* _WRITTEN INSTRUCTION_:
Print exactly, please, the lines from the top of the entries below up to and including the line with "y_ticks = [0, 2, 4, 6, 8]", and nothing else; pictures are excluded.

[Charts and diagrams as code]
══════

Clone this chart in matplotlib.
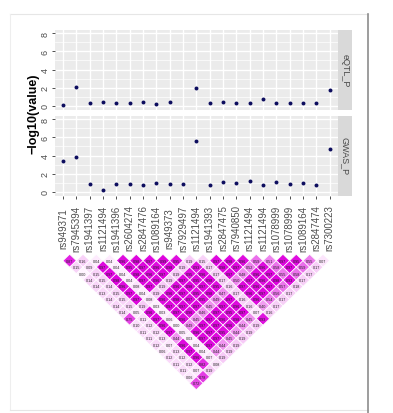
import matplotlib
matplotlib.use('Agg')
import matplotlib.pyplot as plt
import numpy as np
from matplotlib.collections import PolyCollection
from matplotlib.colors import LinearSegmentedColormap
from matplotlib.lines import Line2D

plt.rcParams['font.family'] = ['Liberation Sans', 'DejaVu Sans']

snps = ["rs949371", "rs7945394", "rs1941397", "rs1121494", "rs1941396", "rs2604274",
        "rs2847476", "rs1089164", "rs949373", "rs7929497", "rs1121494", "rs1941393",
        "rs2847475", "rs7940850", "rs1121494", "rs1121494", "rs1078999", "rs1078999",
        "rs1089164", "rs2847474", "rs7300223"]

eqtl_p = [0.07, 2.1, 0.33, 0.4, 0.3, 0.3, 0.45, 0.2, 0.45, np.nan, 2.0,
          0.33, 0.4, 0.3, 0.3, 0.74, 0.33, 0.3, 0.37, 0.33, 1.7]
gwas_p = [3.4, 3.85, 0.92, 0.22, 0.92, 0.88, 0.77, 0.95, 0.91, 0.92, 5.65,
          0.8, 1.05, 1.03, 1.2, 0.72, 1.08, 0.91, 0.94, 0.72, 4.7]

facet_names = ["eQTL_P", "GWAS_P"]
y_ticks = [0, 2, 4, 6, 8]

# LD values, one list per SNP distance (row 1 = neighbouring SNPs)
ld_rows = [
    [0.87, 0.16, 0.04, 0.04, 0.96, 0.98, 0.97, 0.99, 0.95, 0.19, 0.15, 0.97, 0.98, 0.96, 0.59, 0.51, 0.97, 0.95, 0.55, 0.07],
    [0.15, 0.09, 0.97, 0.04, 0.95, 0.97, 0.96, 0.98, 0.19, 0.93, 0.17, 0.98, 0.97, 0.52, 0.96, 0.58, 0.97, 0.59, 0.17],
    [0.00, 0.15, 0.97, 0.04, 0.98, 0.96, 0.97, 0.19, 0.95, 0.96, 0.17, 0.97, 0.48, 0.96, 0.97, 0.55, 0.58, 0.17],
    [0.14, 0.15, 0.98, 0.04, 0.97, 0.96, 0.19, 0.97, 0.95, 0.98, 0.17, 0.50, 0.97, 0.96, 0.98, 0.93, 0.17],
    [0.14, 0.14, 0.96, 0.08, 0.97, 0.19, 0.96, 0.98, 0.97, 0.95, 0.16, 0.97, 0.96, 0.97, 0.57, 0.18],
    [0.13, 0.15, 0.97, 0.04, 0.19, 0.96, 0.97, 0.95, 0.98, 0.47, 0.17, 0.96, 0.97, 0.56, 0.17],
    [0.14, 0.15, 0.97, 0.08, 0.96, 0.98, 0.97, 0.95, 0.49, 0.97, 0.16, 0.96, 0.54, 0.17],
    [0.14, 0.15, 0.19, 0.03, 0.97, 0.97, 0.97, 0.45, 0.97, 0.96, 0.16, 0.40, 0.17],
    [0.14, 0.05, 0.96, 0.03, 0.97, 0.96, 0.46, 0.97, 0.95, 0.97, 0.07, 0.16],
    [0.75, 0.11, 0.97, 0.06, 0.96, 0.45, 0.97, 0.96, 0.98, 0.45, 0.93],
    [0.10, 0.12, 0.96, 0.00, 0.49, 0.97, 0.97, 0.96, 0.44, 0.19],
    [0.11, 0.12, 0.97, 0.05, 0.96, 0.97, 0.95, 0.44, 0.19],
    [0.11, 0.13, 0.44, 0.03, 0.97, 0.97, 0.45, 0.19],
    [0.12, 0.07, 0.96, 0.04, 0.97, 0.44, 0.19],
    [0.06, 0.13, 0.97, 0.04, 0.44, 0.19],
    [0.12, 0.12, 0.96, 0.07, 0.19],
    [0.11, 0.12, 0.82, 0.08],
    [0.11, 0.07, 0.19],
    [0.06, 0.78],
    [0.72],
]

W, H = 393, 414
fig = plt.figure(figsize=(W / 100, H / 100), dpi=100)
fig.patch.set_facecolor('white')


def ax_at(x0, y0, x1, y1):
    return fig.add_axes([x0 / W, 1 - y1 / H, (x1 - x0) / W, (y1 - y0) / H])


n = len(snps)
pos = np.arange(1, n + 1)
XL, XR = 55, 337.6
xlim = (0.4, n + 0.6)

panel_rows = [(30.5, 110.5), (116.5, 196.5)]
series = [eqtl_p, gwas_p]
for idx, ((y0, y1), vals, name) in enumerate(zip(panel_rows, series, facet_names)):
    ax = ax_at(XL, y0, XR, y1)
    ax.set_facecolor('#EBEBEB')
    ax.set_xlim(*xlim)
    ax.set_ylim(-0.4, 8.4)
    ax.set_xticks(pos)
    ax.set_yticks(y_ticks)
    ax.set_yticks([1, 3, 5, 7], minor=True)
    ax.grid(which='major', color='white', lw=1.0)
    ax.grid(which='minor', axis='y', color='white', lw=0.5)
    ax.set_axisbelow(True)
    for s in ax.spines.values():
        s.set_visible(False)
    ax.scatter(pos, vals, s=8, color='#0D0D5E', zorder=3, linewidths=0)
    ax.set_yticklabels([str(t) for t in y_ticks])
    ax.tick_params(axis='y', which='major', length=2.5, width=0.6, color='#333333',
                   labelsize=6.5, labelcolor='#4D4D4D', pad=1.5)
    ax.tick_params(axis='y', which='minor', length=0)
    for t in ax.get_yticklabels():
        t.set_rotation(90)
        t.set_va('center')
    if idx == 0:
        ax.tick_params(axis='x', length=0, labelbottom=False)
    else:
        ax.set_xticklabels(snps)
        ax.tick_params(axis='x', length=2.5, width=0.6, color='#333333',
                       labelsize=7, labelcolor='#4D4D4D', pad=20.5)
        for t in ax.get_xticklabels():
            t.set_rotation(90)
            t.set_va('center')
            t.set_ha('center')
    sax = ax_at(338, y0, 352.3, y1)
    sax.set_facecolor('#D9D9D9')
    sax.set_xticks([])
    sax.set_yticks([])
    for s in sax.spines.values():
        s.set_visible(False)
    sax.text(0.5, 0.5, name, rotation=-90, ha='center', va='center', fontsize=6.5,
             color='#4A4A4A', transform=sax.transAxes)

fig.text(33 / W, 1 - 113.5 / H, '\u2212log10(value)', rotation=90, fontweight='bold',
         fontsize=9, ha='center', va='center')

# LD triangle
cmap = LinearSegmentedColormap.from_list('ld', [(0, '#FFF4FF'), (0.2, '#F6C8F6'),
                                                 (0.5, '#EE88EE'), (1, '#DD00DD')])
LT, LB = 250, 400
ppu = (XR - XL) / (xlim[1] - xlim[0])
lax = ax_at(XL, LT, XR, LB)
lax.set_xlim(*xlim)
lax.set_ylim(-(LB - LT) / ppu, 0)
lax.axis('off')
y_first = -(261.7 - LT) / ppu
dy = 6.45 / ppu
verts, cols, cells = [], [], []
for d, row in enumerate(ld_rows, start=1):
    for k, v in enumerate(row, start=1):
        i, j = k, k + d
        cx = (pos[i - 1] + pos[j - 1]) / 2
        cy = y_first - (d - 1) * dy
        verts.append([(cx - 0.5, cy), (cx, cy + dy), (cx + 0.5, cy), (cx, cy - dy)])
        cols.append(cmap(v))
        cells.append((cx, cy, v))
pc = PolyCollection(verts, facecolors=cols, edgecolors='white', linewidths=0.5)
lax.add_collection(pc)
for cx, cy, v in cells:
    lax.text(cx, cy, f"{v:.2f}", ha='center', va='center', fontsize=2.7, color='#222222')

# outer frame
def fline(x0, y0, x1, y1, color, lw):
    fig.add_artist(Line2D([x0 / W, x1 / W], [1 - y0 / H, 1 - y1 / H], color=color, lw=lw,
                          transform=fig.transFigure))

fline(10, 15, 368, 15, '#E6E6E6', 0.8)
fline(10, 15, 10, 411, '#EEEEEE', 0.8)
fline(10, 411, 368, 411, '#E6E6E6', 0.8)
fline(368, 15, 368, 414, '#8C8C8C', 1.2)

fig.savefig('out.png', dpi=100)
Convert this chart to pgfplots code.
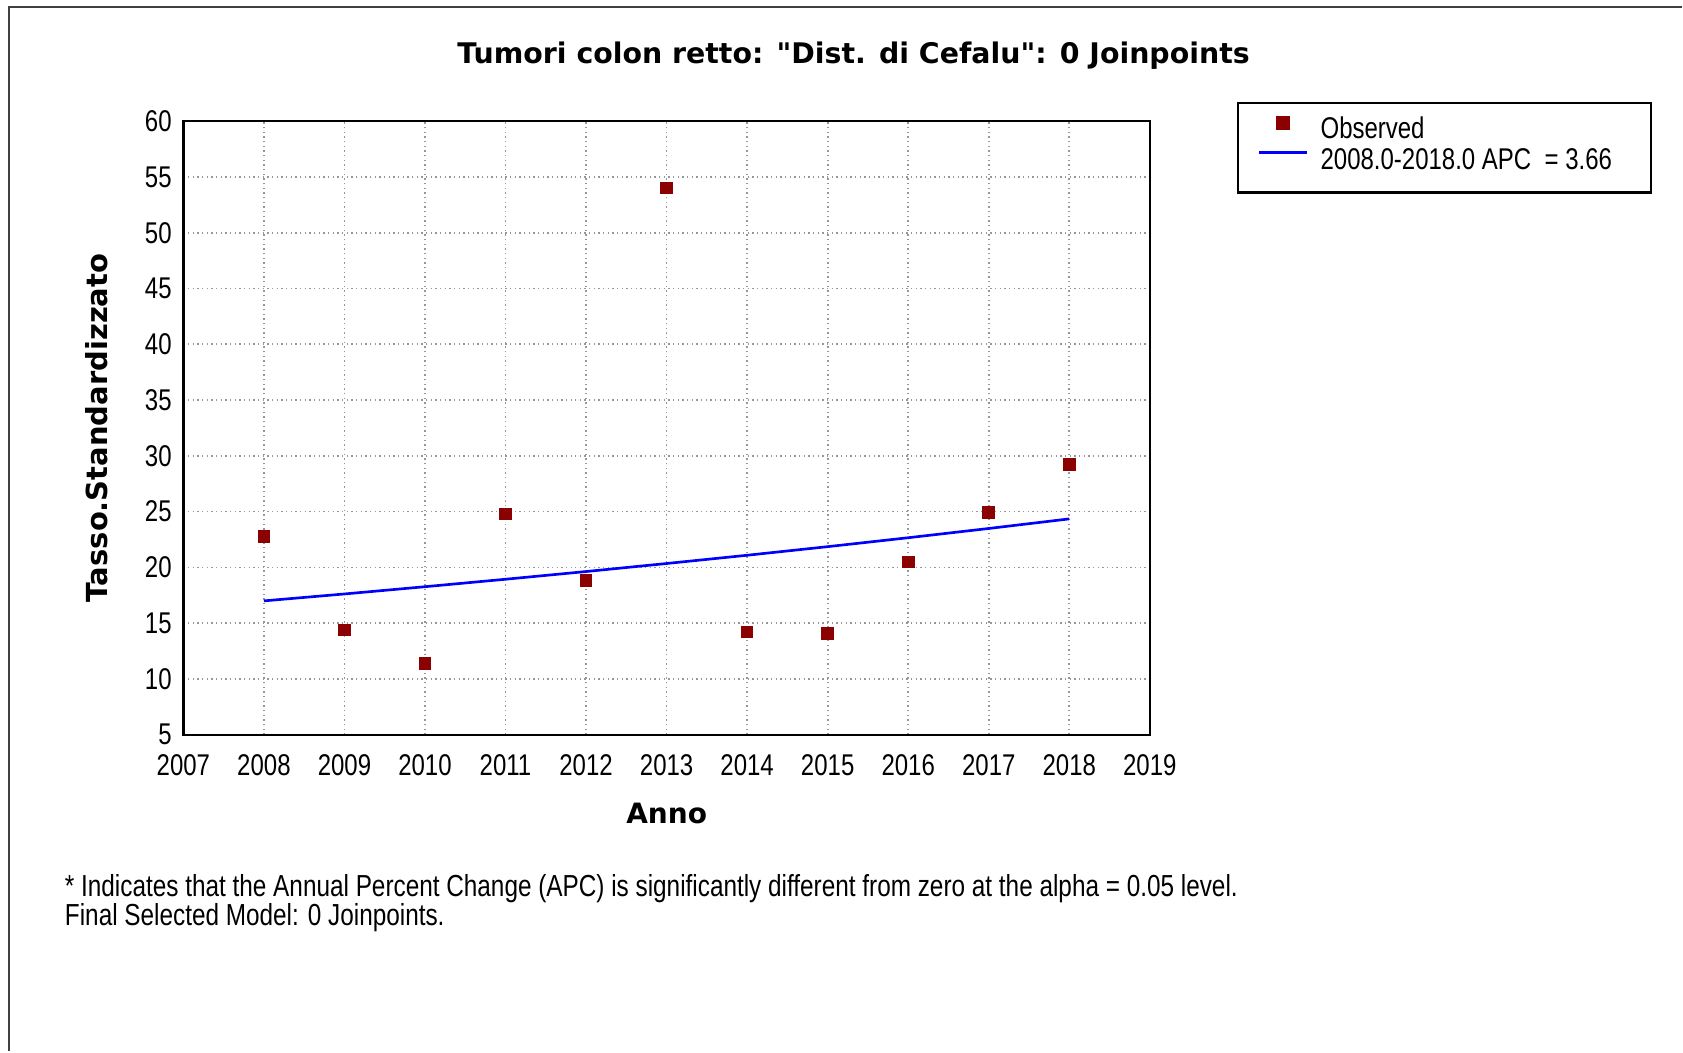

══════

* _FINAL ANSWER_:
Clone this chart in matplotlib.
import matplotlib
matplotlib.use('Agg')
import matplotlib.pyplot as plt
import numpy as np
from matplotlib.collections import PolyCollection
from matplotlib.colors import LinearSegmentedColormap
from matplotlib.lines import Line2D

plt.rcParams['font.family'] = ['Liberation Sans', 'DejaVu Sans']

snps = ["rs949371", "rs7945394", "rs1941397", "rs1121494", "rs1941396", "rs2604274",
        "rs2847476", "rs1089164", "rs949373", "rs7929497", "rs1121494", "rs1941393",
        "rs2847475", "rs7940850", "rs1121494", "rs1121494", "rs1078999", "rs1078999",
        "rs1089164", "rs2847474", "rs7300223"]

eqtl_p = [0.07, 2.1, 0.33, 0.4, 0.3, 0.3, 0.45, 0.2, 0.45, np.nan, 2.0,
          0.33, 0.4, 0.3, 0.3, 0.74, 0.33, 0.3, 0.37, 0.33, 1.7]
gwas_p = [3.4, 3.85, 0.92, 0.22, 0.92, 0.88, 0.77, 0.95, 0.91, 0.92, 5.65,
          0.8, 1.05, 1.03, 1.2, 0.72, 1.08, 0.91, 0.94, 0.72, 4.7]

facet_names = ["eQTL_P", "GWAS_P"]
y_ticks = [0, 2, 4, 6, 8]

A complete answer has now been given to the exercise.